**DATA:**
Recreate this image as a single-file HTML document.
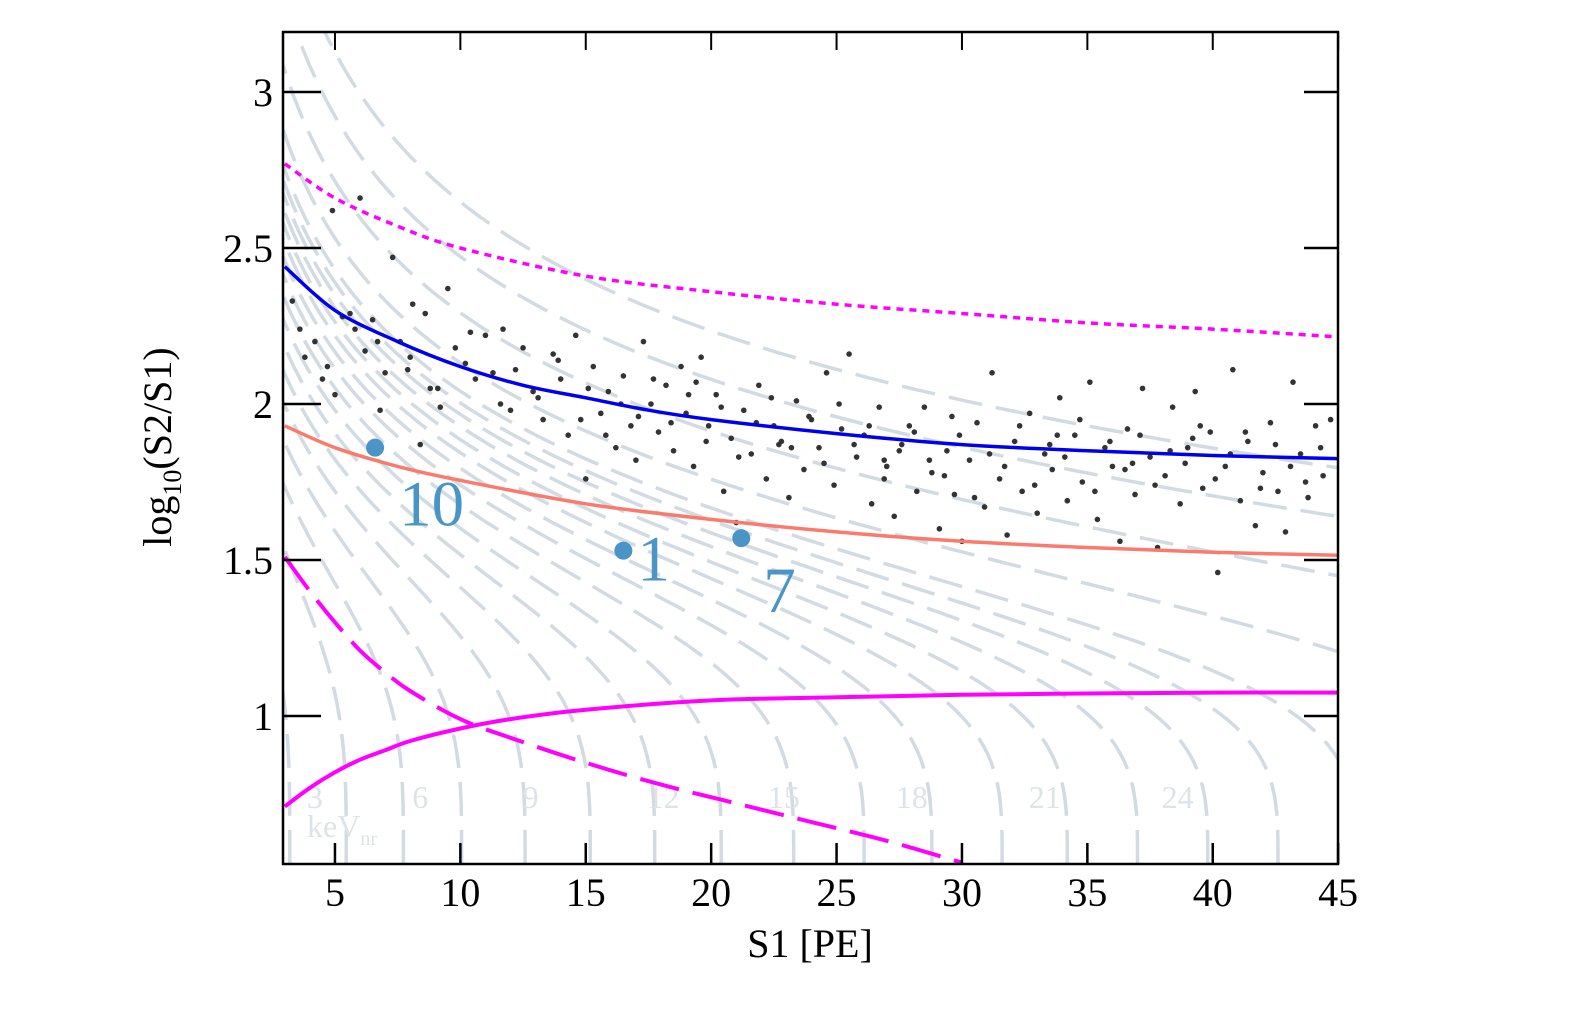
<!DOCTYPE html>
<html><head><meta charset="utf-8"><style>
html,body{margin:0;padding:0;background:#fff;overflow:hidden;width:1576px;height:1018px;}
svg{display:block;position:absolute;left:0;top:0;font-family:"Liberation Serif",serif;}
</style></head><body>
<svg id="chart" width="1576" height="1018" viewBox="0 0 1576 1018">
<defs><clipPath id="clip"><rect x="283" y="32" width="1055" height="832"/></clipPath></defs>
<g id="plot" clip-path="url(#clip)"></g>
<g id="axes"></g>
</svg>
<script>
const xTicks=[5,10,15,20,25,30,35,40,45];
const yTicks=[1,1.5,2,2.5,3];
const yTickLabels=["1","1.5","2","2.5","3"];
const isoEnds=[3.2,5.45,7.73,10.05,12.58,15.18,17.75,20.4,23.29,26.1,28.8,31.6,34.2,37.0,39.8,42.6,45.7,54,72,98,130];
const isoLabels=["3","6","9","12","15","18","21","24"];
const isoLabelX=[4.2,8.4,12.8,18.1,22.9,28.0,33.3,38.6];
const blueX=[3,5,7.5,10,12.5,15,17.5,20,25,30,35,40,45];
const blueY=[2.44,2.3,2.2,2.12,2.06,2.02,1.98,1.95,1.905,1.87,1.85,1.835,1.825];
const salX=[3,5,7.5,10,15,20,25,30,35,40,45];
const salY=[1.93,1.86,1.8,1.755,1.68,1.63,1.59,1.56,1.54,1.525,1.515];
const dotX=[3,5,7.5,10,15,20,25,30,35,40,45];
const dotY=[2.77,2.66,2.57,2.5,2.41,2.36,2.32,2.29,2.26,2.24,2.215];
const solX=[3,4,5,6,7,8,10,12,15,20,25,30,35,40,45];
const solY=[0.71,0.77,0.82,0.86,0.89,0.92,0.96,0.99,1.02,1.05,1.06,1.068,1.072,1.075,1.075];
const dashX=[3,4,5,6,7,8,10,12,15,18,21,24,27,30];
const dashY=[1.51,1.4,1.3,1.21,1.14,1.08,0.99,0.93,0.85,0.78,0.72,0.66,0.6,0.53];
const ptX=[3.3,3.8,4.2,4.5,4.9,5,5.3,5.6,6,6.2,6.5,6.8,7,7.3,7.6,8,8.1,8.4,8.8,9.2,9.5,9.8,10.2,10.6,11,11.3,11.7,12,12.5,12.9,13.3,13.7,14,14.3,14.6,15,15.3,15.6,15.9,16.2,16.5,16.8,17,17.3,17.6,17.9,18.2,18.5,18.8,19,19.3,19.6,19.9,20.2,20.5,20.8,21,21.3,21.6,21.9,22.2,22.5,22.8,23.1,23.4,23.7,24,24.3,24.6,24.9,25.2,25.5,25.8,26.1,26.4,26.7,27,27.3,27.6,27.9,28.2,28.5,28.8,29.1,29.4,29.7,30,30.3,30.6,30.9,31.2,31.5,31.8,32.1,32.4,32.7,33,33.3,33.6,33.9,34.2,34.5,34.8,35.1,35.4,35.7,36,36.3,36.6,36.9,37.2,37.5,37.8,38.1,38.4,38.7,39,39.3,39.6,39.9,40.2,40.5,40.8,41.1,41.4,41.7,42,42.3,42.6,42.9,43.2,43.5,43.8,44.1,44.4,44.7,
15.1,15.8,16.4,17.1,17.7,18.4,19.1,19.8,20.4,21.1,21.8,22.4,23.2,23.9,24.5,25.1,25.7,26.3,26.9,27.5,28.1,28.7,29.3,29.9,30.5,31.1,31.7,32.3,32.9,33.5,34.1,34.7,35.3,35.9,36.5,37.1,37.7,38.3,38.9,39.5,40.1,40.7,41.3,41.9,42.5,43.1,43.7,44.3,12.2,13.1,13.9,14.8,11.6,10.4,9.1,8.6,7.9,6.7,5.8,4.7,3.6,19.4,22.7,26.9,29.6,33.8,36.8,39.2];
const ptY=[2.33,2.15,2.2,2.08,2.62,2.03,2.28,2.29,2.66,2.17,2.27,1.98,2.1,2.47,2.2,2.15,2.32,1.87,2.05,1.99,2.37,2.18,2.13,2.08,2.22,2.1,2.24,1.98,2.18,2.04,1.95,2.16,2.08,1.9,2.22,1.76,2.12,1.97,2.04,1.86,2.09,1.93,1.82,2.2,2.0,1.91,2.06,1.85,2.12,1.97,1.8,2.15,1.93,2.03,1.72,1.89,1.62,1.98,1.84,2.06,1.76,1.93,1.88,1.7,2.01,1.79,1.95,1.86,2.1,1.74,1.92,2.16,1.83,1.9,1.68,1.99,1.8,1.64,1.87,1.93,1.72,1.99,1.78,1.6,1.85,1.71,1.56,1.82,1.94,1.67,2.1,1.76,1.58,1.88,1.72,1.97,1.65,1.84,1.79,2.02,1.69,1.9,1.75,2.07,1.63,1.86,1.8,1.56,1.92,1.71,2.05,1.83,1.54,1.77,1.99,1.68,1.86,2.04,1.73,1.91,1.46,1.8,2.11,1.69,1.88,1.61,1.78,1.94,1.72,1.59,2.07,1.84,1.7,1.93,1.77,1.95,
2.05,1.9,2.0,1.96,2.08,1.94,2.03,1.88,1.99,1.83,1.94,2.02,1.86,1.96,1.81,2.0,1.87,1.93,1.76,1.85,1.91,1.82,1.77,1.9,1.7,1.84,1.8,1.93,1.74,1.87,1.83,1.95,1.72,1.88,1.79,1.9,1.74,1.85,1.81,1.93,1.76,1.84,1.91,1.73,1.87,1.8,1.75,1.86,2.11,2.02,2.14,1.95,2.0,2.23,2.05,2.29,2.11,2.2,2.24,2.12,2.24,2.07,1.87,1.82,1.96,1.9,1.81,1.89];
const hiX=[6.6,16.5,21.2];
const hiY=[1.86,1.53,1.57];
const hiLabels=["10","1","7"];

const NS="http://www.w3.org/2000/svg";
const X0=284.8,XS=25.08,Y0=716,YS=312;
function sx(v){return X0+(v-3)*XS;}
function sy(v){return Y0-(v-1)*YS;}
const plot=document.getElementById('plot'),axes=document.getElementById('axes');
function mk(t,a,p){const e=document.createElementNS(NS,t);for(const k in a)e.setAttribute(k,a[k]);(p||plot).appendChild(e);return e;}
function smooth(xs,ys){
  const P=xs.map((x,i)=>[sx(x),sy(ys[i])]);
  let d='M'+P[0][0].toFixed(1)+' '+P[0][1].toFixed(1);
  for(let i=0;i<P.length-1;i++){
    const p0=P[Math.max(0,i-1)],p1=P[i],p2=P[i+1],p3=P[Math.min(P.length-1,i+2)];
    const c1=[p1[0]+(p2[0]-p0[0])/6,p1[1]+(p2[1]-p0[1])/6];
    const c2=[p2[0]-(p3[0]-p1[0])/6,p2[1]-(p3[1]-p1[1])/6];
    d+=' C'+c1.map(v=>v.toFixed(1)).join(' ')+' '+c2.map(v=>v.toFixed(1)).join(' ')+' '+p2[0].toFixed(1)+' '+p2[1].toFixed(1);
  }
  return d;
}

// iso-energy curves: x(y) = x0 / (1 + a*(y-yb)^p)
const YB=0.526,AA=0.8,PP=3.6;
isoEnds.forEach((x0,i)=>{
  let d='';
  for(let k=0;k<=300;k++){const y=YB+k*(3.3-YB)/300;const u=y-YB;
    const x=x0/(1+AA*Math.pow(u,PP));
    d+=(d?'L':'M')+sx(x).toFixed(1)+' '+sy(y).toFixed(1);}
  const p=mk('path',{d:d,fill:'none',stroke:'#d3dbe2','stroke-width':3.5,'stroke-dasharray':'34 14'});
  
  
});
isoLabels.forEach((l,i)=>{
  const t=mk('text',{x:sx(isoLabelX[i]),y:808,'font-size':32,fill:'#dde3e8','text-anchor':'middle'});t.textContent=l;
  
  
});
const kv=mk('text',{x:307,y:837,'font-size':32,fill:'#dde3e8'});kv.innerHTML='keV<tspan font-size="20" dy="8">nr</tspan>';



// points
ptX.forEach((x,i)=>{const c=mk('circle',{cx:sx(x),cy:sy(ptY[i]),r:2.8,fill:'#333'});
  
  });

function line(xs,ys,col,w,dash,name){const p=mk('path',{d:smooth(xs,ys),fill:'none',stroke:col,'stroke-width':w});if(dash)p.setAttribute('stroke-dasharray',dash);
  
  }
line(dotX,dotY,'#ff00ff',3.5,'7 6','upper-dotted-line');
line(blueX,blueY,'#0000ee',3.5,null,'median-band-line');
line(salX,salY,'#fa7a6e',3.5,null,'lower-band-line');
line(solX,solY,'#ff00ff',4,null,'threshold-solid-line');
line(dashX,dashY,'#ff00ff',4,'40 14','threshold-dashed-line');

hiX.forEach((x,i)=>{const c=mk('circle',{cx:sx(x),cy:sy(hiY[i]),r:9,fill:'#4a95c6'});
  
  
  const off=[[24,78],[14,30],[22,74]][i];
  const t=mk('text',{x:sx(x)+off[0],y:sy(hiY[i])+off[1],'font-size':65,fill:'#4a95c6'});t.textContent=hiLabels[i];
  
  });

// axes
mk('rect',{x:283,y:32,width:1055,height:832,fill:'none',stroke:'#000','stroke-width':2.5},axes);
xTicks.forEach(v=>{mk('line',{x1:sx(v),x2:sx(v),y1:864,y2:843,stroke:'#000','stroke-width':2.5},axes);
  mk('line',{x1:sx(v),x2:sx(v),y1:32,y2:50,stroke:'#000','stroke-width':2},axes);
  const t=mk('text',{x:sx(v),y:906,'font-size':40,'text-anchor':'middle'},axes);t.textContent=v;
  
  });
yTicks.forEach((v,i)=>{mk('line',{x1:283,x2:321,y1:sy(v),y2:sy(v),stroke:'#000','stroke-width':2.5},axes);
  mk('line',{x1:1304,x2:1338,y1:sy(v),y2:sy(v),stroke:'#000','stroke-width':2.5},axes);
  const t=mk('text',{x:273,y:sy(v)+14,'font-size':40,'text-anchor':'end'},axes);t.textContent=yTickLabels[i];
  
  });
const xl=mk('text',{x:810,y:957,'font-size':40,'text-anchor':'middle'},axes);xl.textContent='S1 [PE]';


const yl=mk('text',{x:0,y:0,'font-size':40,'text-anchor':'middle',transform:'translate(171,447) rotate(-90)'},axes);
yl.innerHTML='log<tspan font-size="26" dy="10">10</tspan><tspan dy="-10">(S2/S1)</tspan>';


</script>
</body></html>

**GOAL OF THE EXERCISE:** Copy out each line of the data containing the string "document".

**TASK SOLUTION:**
Recreate this image as a single-file HTML document.
const plot=document.getElementById('plot'),axes=document.getElementById('axes');
function mk(t,a,p){const e=document.createElementNS(NS,t);for(const k in a)e.setAttribute(k,a[k]);(p||plot).appendChild(e);return e;}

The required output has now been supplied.